A realistic tradeoff often emerges between rollout speed and operational resilience. Accelerating deployment may reduce legacy costs sooner, but it can also compress testing, training, and support preparation. Slowing the program may improve adoption and control quality, but it extends dual-system complexity. Executive teams should make these tradeoffs explicitly rather than allowing them to surface as hidden implementation debt.
Executive recommendations for retail ERP deployment strategy
For most regional retail enterprises, the most effective deployment model is a governed hybrid: a common enterprise template for control-heavy processes, regional wave deployment for operational absorption, and a formal adoption architecture embedded into each wave. This model supports cloud ERP migration, business process harmonization, and operational resilience without assuming that every market can change at the same pace.
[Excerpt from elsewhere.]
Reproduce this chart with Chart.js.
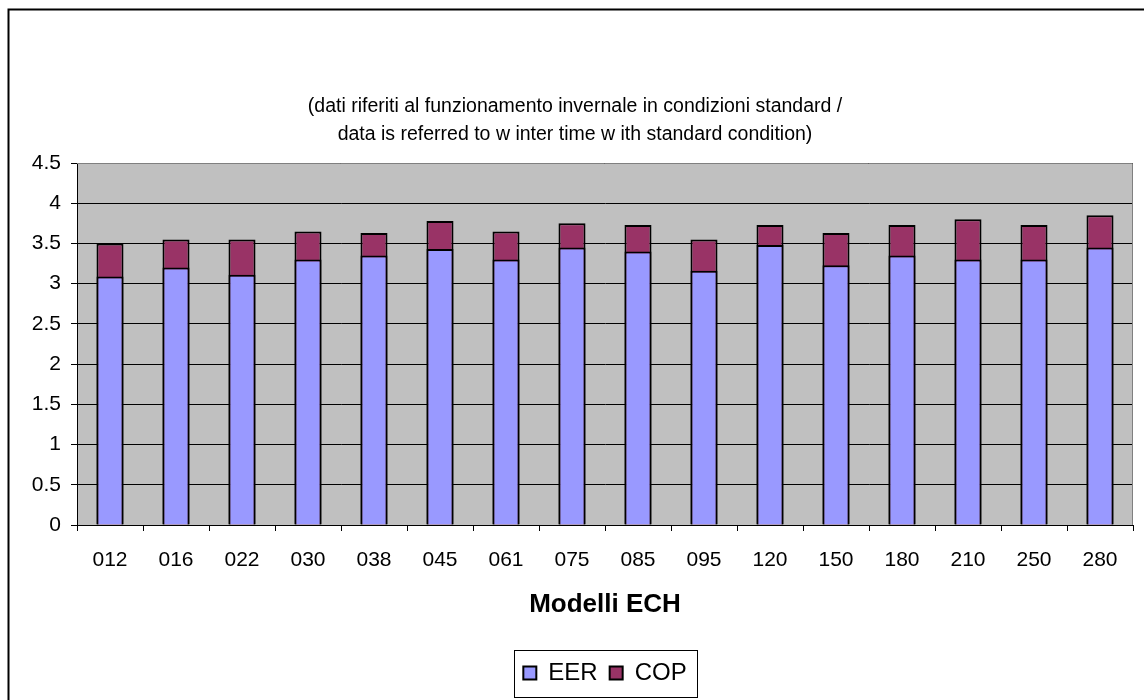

Executives should insist on three disciplines. First, define where standardization is mandatory and where controlled variation is acceptable. Second, measure readiness through business indicators, not only technical milestones. Third, treat onboarding, support, and hypercare as core implementation workstreams rather than downstream activities. These disciplines improve deployment scalability and reduce the probability of failed transformation outcomes.
SysGenPro's implementation perspective is that retail ERP deployment should be managed as enterprise transformation execution. That means integrating rollout governance, cloud migration controls, workflow modernization, organizational enablement, and continuity planning into one delivery model. Retailers that do this well do not simply install a new ERP platform. They create a more connected, observable, and scalable operating environment across regional operations.